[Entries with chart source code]
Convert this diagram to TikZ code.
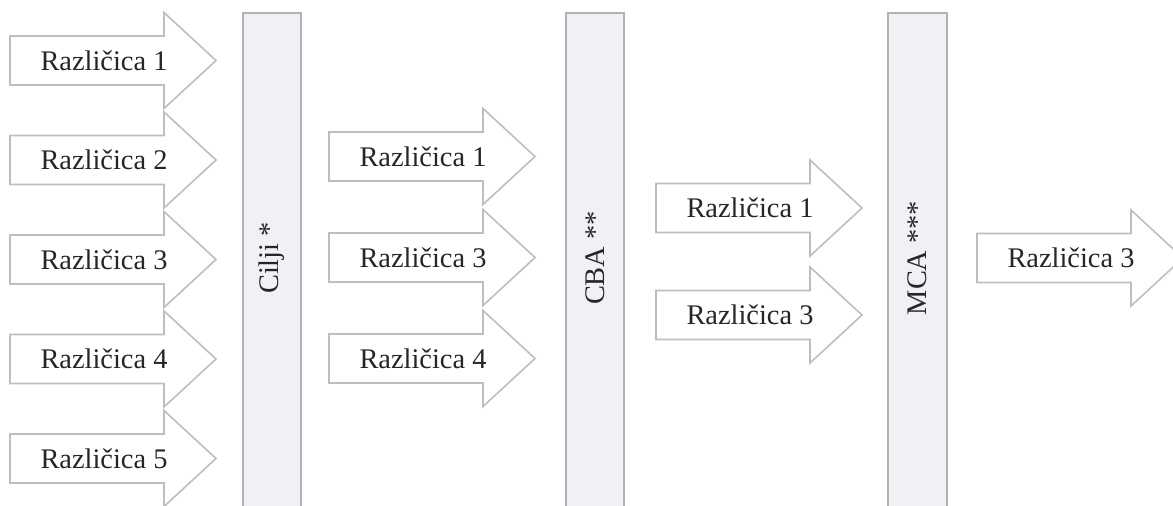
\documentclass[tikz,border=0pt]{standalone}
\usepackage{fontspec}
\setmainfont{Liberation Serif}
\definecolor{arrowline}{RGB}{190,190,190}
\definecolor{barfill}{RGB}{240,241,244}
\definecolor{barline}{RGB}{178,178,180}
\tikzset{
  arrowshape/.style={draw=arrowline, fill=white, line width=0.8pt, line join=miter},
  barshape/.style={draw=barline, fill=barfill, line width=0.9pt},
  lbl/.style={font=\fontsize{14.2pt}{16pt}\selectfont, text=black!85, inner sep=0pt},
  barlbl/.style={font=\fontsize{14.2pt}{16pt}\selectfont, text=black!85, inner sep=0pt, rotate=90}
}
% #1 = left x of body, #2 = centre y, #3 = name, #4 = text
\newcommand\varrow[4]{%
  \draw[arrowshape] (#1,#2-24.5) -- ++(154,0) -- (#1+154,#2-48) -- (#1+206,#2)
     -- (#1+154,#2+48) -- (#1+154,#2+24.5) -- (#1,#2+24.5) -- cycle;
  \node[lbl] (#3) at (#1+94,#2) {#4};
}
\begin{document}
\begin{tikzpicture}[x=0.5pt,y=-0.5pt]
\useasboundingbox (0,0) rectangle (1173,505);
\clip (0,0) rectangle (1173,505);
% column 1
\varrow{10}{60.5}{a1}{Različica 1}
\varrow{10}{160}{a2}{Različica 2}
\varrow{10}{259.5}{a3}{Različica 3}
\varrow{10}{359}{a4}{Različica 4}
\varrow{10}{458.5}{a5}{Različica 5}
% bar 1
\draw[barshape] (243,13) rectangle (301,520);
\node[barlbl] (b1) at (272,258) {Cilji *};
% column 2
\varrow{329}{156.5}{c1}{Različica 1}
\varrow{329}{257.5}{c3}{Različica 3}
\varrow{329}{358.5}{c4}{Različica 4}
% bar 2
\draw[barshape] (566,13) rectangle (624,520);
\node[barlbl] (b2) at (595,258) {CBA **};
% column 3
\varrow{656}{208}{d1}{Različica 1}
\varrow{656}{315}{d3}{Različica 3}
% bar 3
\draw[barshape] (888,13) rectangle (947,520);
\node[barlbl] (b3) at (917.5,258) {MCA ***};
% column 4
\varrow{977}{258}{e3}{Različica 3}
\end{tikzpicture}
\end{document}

...

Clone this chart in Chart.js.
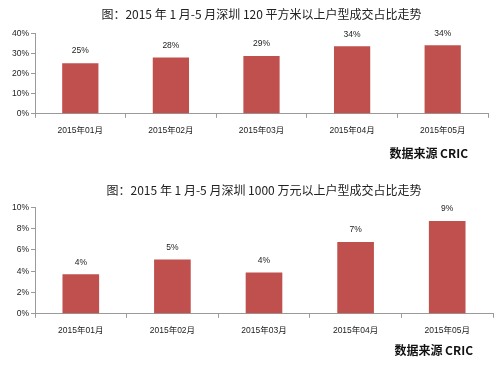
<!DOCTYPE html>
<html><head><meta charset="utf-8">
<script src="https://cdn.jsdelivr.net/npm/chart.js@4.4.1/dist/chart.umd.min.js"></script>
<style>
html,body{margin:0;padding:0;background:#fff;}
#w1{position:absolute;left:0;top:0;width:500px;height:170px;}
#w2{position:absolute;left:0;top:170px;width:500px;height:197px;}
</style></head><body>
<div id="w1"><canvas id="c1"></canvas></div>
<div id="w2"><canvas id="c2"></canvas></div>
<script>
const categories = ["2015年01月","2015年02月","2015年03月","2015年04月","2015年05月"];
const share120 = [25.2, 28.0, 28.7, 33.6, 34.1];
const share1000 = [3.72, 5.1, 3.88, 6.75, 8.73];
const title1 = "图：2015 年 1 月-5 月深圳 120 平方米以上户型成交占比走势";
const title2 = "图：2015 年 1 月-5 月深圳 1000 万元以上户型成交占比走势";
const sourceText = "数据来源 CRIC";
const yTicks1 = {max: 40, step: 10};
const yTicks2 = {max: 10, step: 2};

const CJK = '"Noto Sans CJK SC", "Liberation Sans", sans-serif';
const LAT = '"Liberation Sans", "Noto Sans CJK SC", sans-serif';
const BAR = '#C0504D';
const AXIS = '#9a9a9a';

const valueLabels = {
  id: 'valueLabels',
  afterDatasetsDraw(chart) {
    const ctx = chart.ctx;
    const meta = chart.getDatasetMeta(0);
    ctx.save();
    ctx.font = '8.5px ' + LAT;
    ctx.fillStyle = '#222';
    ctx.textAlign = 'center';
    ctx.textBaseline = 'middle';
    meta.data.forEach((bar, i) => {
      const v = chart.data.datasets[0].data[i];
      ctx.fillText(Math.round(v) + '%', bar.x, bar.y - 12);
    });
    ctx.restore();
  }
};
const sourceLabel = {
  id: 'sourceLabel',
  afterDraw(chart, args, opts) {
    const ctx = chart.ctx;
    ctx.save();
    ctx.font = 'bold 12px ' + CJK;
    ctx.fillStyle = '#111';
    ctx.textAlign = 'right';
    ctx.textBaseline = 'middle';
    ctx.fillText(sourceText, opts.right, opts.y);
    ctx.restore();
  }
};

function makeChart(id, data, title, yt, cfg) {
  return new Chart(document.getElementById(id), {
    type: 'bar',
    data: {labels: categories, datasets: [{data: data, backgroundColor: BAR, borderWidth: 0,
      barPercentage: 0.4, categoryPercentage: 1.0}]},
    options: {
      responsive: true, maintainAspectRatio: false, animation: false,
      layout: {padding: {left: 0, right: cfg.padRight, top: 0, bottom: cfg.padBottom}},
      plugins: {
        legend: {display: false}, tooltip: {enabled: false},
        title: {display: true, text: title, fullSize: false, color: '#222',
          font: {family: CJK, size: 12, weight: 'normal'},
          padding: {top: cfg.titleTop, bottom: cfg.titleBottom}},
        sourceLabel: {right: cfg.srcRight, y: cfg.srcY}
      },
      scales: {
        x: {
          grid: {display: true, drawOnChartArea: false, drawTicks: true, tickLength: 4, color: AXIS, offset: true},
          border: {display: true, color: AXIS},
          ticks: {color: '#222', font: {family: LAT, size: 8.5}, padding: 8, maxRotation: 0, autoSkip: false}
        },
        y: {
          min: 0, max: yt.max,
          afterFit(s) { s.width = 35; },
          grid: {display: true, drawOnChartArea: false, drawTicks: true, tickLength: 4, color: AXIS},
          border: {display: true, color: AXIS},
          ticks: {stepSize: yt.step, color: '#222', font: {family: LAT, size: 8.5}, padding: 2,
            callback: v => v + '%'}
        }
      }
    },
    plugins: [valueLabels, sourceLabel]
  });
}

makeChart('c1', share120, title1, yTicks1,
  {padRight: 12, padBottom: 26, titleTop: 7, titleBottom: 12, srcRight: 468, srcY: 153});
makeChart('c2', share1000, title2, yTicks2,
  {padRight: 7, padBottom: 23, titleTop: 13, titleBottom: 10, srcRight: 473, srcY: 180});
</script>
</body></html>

• Problem to solve
Copy exactly the part of the material above that opens with the line containing "Clone this chart in Chart.js." and closes with the line containing "const AXIS = '#9a9a9a';", ends included. Drop the images.

• Result for this exercise
Clone this chart in Chart.js.
<!DOCTYPE html>
<html><head><meta charset="utf-8">
<script src="https://cdn.jsdelivr.net/npm/chart.js@4.4.1/dist/chart.umd.min.js"></script>
<style>
html,body{margin:0;padding:0;background:#fff;}
#w1{position:absolute;left:0;top:0;width:500px;height:170px;}
#w2{position:absolute;left:0;top:170px;width:500px;height:197px;}
</style></head><body>
<div id="w1"><canvas id="c1"></canvas></div>
<div id="w2"><canvas id="c2"></canvas></div>
<script>
const categories = ["2015年01月","2015年02月","2015年03月","2015年04月","2015年05月"];
const share120 = [25.2, 28.0, 28.7, 33.6, 34.1];
const share1000 = [3.72, 5.1, 3.88, 6.75, 8.73];
const title1 = "图：2015 年 1 月-5 月深圳 120 平方米以上户型成交占比走势";
const title2 = "图：2015 年 1 月-5 月深圳 1000 万元以上户型成交占比走势";
const sourceText = "数据来源 CRIC";
const yTicks1 = {max: 40, step: 10};
const yTicks2 = {max: 10, step: 2};

const CJK = '"Noto Sans CJK SC", "Liberation Sans", sans-serif';
const LAT = '"Liberation Sans", "Noto Sans CJK SC", sans-serif';
const BAR = '#C0504D';
const AXIS = '#9a9a9a';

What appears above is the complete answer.